By early December the Axis command decided to finally eliminate the beachhead. Due to the partial blockade, Gladkov's troops had limited ammunition and had been on short rations for weeks. The attack opened at 0500hrs. on December 4, led by a Romanian cavalry and a mountain infantry division backed by German armor and aircraft. The mountain infantry gained ground in the south, and over the next two days rolled up the beachhead from this direction. On the night of December 6/7, Gladkov made the desperate decision to break out to the north towards Kerch. A group of more than 1,500 men broke clean through the enemy perimeter and began trekking north more than 17 km. In the morning the beachhead was completely overrun and the Romanians took 2,294 prisoners, mostly from the 318th. Gladkov's group was too exhausted to break through to friendly lines, and gathered in a perimeter on the shoreline east of Mount Mithridat, hoping for rescue. They were soon penned in by the Romanian mountain troops and pounded by German artillery and aircraft over the next four days. Gladkov and some of his men escaped by sea, but the position was overrun on December 11, with another 820 men taken prisoner.

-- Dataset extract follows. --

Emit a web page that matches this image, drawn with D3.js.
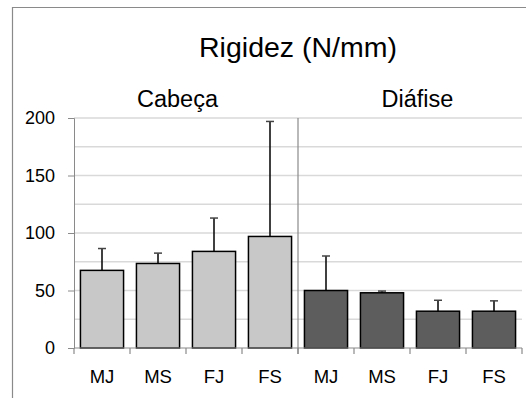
<!DOCTYPE html>
<html>
<head>
<meta charset="utf-8">
<script src="https://cdn.jsdelivr.net/npm/d3@7"></script>
<style>
  html, body { margin: 0; padding: 0; background: #fff; }
  svg { display: block; font-family: "Liberation Sans", Arial, Helvetica, sans-serif; }
</style>
</head>
<body>
<svg id="chart" width="526" height="398"></svg>
<script>
// Stiffness (N/mm) per group and sample type
const groups = ["Cabeça", "Diáfise"];
const categories = ["MJ", "MS", "FJ", "FS"];
const cabecaMeans = [67.5, 73.5, 84, 97];
const cabecaErrors = [19, 9, 29, 100];
const diafiseMeans = [50, 48, 32, 32];
const diafiseErrors = [30, 1.5, 9.5, 9];
const yTicks = [0, 50, 100, 150, 200];
const titleText = "Rigidez (N/mm)";

const groupColors = ["#c8c8c8", "#5d5d5d"];
const groupMeans = [cabecaMeans, diafiseMeans];
const groupErrors = [cabecaErrors, diafiseErrors];

const rows = [];
groups.forEach((g, gi) => {
  categories.forEach((c, ci) => {
    rows.push({ key: g + "|" + c, group: gi, cat: c,
                value: groupMeans[gi][ci], err: groupErrors[gi][ci] });
  });
});

const svg = d3.select("#chart");
const plotLeft = 74, plotRight = 522, plotTop = 118, plotBottom = 348;

const x = d3.scaleBand()
  .domain(rows.map(d => d.key))
  .range([plotLeft, plotRight])
  .paddingInner(0.23)
  .paddingOuter(0.115);
const step = x.step();

const y = d3.scaleLinear().domain([0, 200]).range([plotBottom, plotTop]);

// outer frame (left and top edges)
svg.append("path")
  .attr("d", `M12.5,398 V7.5 H526`)
  .attr("fill", "none").attr("stroke", "#8a8a8a").attr("stroke-width", 1.2);

// gridlines every 25
svg.append("g").selectAll("line")
  .data(d3.range(25, 201, 25))
  .join("line")
  .attr("x1", plotLeft).attr("x2", plotRight)
  .attr("y1", d => y(d)).attr("y2", d => y(d))
  .attr("stroke", "#d9d9d9").attr("stroke-width", 1.5);

// y axis
const yAxis = svg.append("g")
  .attr("transform", `translate(${plotLeft},0)`)
  .call(d3.axisLeft(y).tickValues(yTicks).tickSize(6).tickPadding(13));
yAxis.select(".domain").attr("stroke", "#8a8a8a");
yAxis.selectAll(".tick line").attr("stroke", "#8a8a8a");
yAxis.selectAll(".tick text")
  .attr("font-size", 18).attr("fill", "#000")
  .attr("font-family", '"Liberation Sans", Arial, sans-serif');

// group divider
const divX = plotLeft + step * categories.length;
svg.append("line")
  .attr("x1", divX).attr("x2", divX)
  .attr("y1", plotTop).attr("y2", plotBottom + 6)
  .attr("stroke", "#8a8a8a").attr("stroke-width", 1.2);

// bars
svg.append("g").selectAll("rect")
  .data(rows)
  .join("rect")
  .attr("x", d => x(d.key))
  .attr("width", x.bandwidth())
  .attr("y", d => y(d.value))
  .attr("height", d => y(0) - y(d.value))
  .attr("fill", d => groupColors[d.group])
  .attr("stroke", "#000").attr("stroke-width", 1.5);

// error bars
const eb = svg.append("g").selectAll("g").data(rows).join("g");
eb.append("line")
  .attr("x1", d => x(d.key) + x.bandwidth() / 2)
  .attr("x2", d => x(d.key) + x.bandwidth() / 2)
  .attr("y1", d => y(d.value))
  .attr("y2", d => y(d.value + d.err))
  .attr("stroke", "#000").attr("stroke-width", 1.5);
eb.append("line")
  .attr("x1", d => x(d.key) + x.bandwidth() / 2 - 4)
  .attr("x2", d => x(d.key) + x.bandwidth() / 2 + 4)
  .attr("y1", d => y(d.value + d.err))
  .attr("y2", d => y(d.value + d.err))
  .attr("stroke", "#444").attr("stroke-width", 1.5);

// x baseline with category boundary ticks
svg.append("line")
  .attr("x1", plotLeft).attr("x2", plotRight)
  .attr("y1", plotBottom).attr("y2", plotBottom)
  .attr("stroke", "#8a8a8a").attr("stroke-width", 1.2);
svg.append("g").selectAll("line")
  .data(d3.range(rows.length + 1))
  .join("line")
  .attr("x1", i => plotLeft + i * step).attr("x2", i => plotLeft + i * step)
  .attr("y1", plotBottom).attr("y2", plotBottom + 6)
  .attr("stroke", "#8a8a8a").attr("stroke-width", 1.2);

// category labels
svg.append("g").selectAll("text")
  .data(rows)
  .join("text")
  .attr("x", d => x(d.key) + x.bandwidth() / 2)
  .attr("y", 383)
  .attr("text-anchor", "middle")
  .attr("font-size", 18.5)
  .text(d => d.cat);

// group labels
const groupLabelX = [177.5, 417.5];
svg.append("g").selectAll("text")
  .data(groups)
  .join("text")
  .attr("x", (d, i) => groupLabelX[i])
  .attr("y", 106.5)
  .attr("text-anchor", "middle")
  .attr("font-size", 23.5)
  .text(d => d);

// title
svg.append("text")
  .attr("x", 298).attr("y", 57)
  .attr("text-anchor", "middle")
  .attr("font-size", 28.5)
  .text(titleText);
</script>
</body>
</html>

From February 1944, the rebuilding division was part of 3rd Mountain Rifle Corps in the Separate Coastal Army in its bridgehead east of Kerch, and served under those commands during the Crimean Campaign in April and May.

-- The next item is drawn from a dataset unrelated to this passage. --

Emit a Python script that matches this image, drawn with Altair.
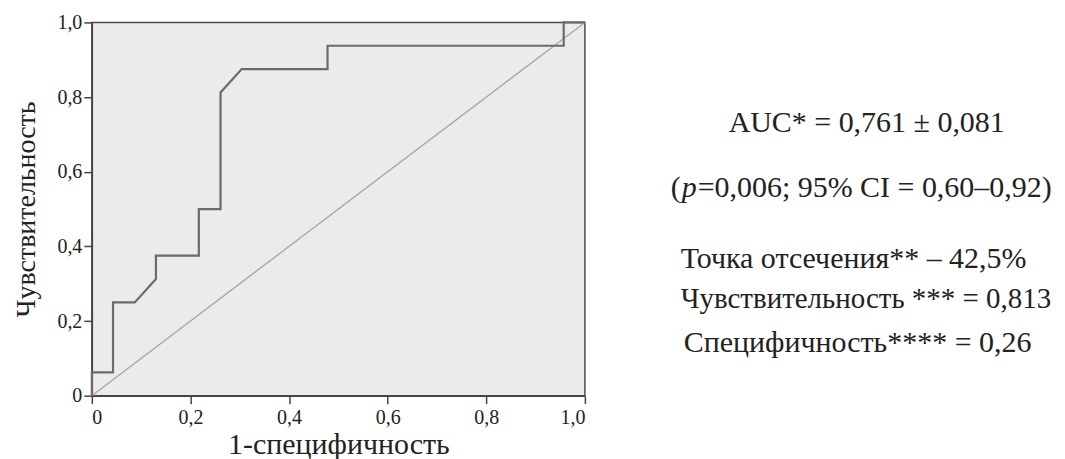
import altair as alt
import pandas as pd

# ROC curve points (1-specificity, sensitivity)
fpr = [0.0, 0.0, 0.043, 0.043, 0.087, 0.130, 0.130, 0.217, 0.217, 0.261, 0.261, 0.304, 0.478, 0.478, 0.957, 0.957, 1.0]
tpr = [0.0, 0.0625, 0.0625, 0.25, 0.25, 0.3125, 0.375, 0.375, 0.5, 0.5, 0.8125, 0.875, 0.875, 0.9375, 0.9375, 1.0, 1.0]
# reference (chance) diagonal
ref_x = [0.0, 1.0]
ref_y = [0.0, 1.0]
tick_values = [0, 0.2, 0.4, 0.6, 0.8, 1.0]

x_title = "1-специфичность"
y_title = "Чувствительность"

auc_line = "AUC* = 0,761 ± 0,081"
p_open = "("
p_letter = "p"
p_rest = " =0,006; 95% CI = 0,60–0,92)"
cut_line = "Точка отсечения** – 42,5%"
sens_line = "Чувствительность *** = 0,813"
spec_line = "Специфичность**** = 0,26"

FONT = "Liberation Serif, Times New Roman, DejaVu Serif, serif"
W, H = 494, 374

label_expr = "datum.value == 0 ? '0' : replace(format(datum.value, '.1f'), '.', ',')"

roc_df = pd.DataFrame({"fpr": fpr, "tpr": tpr, "step": list(range(len(fpr)))})
ref_df = pd.DataFrame({"fpr": ref_x, "tpr": ref_y, "step": [0, 1]})

x_enc = alt.X(
    "fpr:Q",
    scale=alt.Scale(domain=[0, 1], nice=False),
    axis=alt.Axis(
        values=tick_values, labelExpr=label_expr, title=x_title,
        titleX=W / 2, titleY=58, titleAlign="center", titleBaseline="alphabetic",
        titleFontSize=30, labelFontSize=20, labelPadding=4, tickSize=8,
    ),
)
y_enc = alt.Y(
    "tpr:Q",
    scale=alt.Scale(domain=[0, 1], nice=False),
    axis=alt.Axis(
        values=tick_values, labelExpr=label_expr, title=y_title,
        titleX=-57, titleY=H / 2, titleAngle=270, titleAlign="center", titleBaseline="alphabetic",
        titleFontSize=28, labelFontSize=20, labelPadding=2, tickSize=8,
    ),
)

diag = alt.Chart(ref_df).mark_line(color="#a6a6a6", strokeWidth=1.3).encode(
    x=x_enc, y=y_enc, order="step:Q"
)
roc = alt.Chart(roc_df).mark_line(color="#6b6b6b", strokeWidth=2.2).encode(
    x=x_enc, y=y_enc, order="step:Q"
)


def txt(s, x, y, size=30, italic=False):
    d = pd.DataFrame({"t": [s]})
    return alt.Chart(d).mark_text(
        font=FONT, fontSize=size, align="left", baseline="alphabetic",
        color="#222222", fontStyle="italic" if italic else "normal",
    ).encode(x=alt.value(x), y=alt.value(y), text="t:N")


texts = [
    txt(auc_line, 638, 110),
    txt(p_open, 580, 175),
    txt(p_letter, 591, 175, italic=True),
    txt(p_rest, 607, 175),
    txt(cut_line, 590, 246),
    txt(sens_line, 590, 286, size=29),
    txt(spec_line, 593, 330),
]

chart = alt.layer(diag, roc, *texts).properties(
    width=W, height=H,
    autosize=alt.AutoSizeParams(type="none"),
    padding={"left": 84, "top": 14, "right": 473, "bottom": 63},
    background="white",
).configure_view(
    fill="#ebebeb", stroke="#4d4d4d", strokeWidth=1.5
).configure_axis(
    labelFont=FONT, titleFont=FONT, labelColor="#222222", titleColor="#222222",
    titleFontWeight="normal", domainColor="#444444", domainWidth=1.5,
    tickColor="#444444", tickWidth=1.5, grid=False,
)

chart.save("out.html", embed_options={"renderer": "svg", "actions": False})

=== Re-formation as Mountain Division ===
While the division had served in the Caucasus and in 3rd Mountain Rifle Corps in the Crimea as a regular rifle division, it was often referred to as a mountain rifle division, and has been since, in spite of not being organized as such. On August 15, 1944, the 318th was officially converted to the 318th Mountain Rifle Division, with the following order of battle:
- 1331st Mountain Rifle Regiment
- 1337th Mountain Rifle Regiment
- 1339th Mountain Rifle Regiment
- 796th Mountain Artillery Regiment
- 443rd Antitank Battalion
The artillery regiment had two battalions with one battery of 76mm mountain guns and two batteries of 120mm mortars each, while the third battalion had one battery of each. The rifle regiments each had only two battalions with three companies each, averaging 150 men or more per company with a special organization for mountain warfare. In addition, each battalion had a company of 82mm mortars, and another of antitank rifles, and the rifle regiments had a battery each of 107mm mountain mortars for additional support.

In order to fully confirm to the shtat for a Soviet mountain division, the 318th should have been assigned one more rifle regiment. Given the sequence of the numbers of the division's regiments, this would logically have been either the 1333rd or the 1335th. While there is no positive identification of a fourth regiment from either Soviet or German sources, neither of these numbers were used for rifle regiments in any other divisions.

== Into Slovakia and postwar ==
While the 318th was converting to its new role, 3rd Mountain Corps was reassigned to 18th Army, which was moving to join 4th Ukrainian Front in the Carpathian Mountains. It spent the duration of the war under these commands, fighting through Slovakia in the general direction of the Czechoslovak capital of Prague.

By the end of the war, the men and women of the division had earned the full title of 318th Mountain Rifle, Novorossiisk, Order of Suvorov Division (Russian: 318-я горнострелковая Новороссийская ордена Суворова дивизия). In the immediate aftermath, the division served in the 38th Army's 3rd Mountain Rifle Corps in the Carpathian Military District at Mukachevo. In 1954, the division was converted into an infantry division along with the corps, and in 1955 became the 53rd Rifle Division. The division was relocated to Uzhhorod. On 9 September 1955, it became the 39th Mechanized Division. The division received personnel and equipment from the disbanded 13th Guards Mechanized Division in fall 1955 and on 4 December became the 39th Guards Mechanized Division. The new division inherited the 13th Guards' honorifics "Poltava Order of Lenin Twice Red Banner Orders of Suvorov and Kutuzov".